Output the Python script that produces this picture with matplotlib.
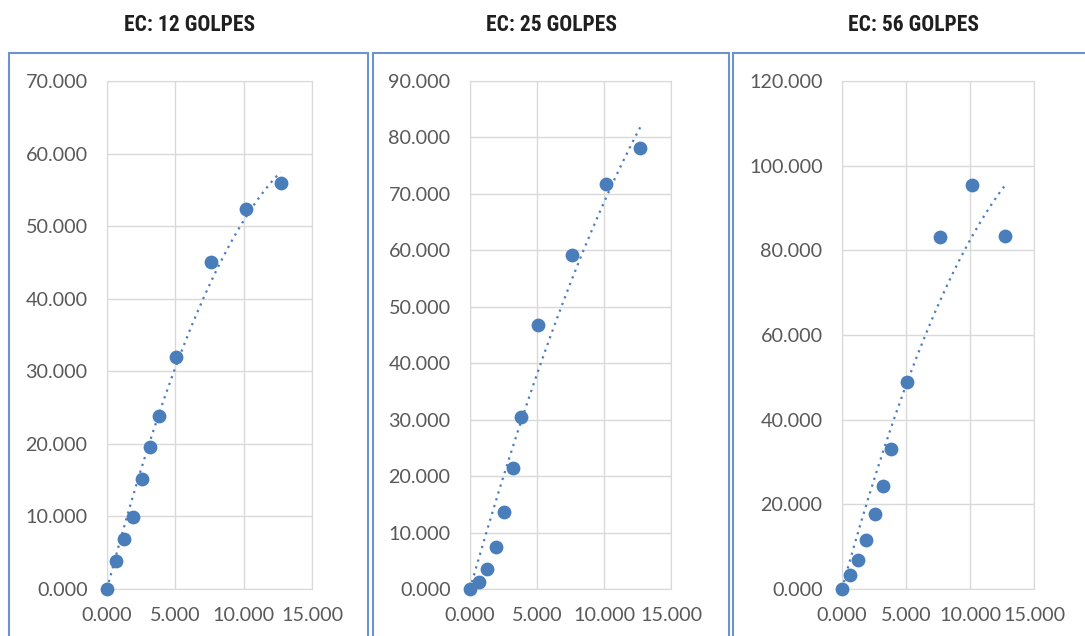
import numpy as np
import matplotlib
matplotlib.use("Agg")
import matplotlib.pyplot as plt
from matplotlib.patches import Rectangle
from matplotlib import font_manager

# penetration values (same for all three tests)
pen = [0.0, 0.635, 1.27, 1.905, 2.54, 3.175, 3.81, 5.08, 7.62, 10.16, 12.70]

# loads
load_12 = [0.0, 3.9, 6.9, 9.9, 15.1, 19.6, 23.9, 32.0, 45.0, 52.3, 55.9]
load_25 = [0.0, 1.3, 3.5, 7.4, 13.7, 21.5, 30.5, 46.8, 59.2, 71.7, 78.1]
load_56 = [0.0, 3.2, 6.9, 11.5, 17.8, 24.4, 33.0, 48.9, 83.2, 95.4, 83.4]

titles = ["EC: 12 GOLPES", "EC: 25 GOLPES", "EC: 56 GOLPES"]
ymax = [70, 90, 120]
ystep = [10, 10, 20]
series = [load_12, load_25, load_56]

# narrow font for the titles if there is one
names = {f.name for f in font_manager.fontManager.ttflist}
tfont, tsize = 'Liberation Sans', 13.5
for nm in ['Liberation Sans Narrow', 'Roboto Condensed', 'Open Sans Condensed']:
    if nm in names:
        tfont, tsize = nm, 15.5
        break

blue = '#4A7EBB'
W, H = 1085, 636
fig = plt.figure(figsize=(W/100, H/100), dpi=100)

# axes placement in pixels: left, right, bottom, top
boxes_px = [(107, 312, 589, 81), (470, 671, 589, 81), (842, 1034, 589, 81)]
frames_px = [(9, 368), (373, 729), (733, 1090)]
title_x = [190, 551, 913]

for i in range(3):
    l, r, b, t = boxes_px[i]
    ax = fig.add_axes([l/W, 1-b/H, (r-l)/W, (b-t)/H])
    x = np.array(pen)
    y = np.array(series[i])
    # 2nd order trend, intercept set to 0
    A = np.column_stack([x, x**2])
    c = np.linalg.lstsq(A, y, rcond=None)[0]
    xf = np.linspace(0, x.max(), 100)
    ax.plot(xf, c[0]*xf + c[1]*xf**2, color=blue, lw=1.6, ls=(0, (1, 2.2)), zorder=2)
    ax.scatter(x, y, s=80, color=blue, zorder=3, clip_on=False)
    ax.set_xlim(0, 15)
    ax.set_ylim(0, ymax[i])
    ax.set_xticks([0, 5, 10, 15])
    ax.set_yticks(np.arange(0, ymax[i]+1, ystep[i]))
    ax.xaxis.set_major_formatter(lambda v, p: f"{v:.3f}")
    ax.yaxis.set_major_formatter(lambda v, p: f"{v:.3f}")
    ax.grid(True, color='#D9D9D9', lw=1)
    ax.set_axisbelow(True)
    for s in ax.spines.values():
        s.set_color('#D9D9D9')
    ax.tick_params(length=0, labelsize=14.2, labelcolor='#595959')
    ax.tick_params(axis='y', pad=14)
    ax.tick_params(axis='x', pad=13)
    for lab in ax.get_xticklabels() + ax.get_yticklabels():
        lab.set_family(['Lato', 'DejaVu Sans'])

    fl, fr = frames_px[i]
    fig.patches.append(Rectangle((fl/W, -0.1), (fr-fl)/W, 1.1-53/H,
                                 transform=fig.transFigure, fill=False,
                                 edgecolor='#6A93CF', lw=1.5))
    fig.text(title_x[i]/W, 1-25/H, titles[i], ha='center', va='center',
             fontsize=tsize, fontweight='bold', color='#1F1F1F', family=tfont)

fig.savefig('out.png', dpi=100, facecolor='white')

═══

Leave the pictures out and reproduce exactly the lines from the top of the listing above through the line with "title_x = [190, 551, 913]".

Output the Python script that produces this picture with matplotlib.
import numpy as np
import matplotlib
matplotlib.use("Agg")
import matplotlib.pyplot as plt
from matplotlib.patches import Rectangle
from matplotlib import font_manager

# penetration values (same for all three tests)
pen = [0.0, 0.635, 1.27, 1.905, 2.54, 3.175, 3.81, 5.08, 7.62, 10.16, 12.70]

# loads
load_12 = [0.0, 3.9, 6.9, 9.9, 15.1, 19.6, 23.9, 32.0, 45.0, 52.3, 55.9]
load_25 = [0.0, 1.3, 3.5, 7.4, 13.7, 21.5, 30.5, 46.8, 59.2, 71.7, 78.1]
load_56 = [0.0, 3.2, 6.9, 11.5, 17.8, 24.4, 33.0, 48.9, 83.2, 95.4, 83.4]

titles = ["EC: 12 GOLPES", "EC: 25 GOLPES", "EC: 56 GOLPES"]
ymax = [70, 90, 120]
ystep = [10, 10, 20]
series = [load_12, load_25, load_56]

# narrow font for the titles if there is one
names = {f.name for f in font_manager.fontManager.ttflist}
tfont, tsize = 'Liberation Sans', 13.5
for nm in ['Liberation Sans Narrow', 'Roboto Condensed', 'Open Sans Condensed']:
    if nm in names:
        tfont, tsize = nm, 15.5
        break

blue = '#4A7EBB'
W, H = 1085, 636
fig = plt.figure(figsize=(W/100, H/100), dpi=100)

# axes placement in pixels: left, right, bottom, top
boxes_px = [(107, 312, 589, 81), (470, 671, 589, 81), (842, 1034, 589, 81)]
frames_px = [(9, 368), (373, 729), (733, 1090)]
title_x = [190, 551, 913]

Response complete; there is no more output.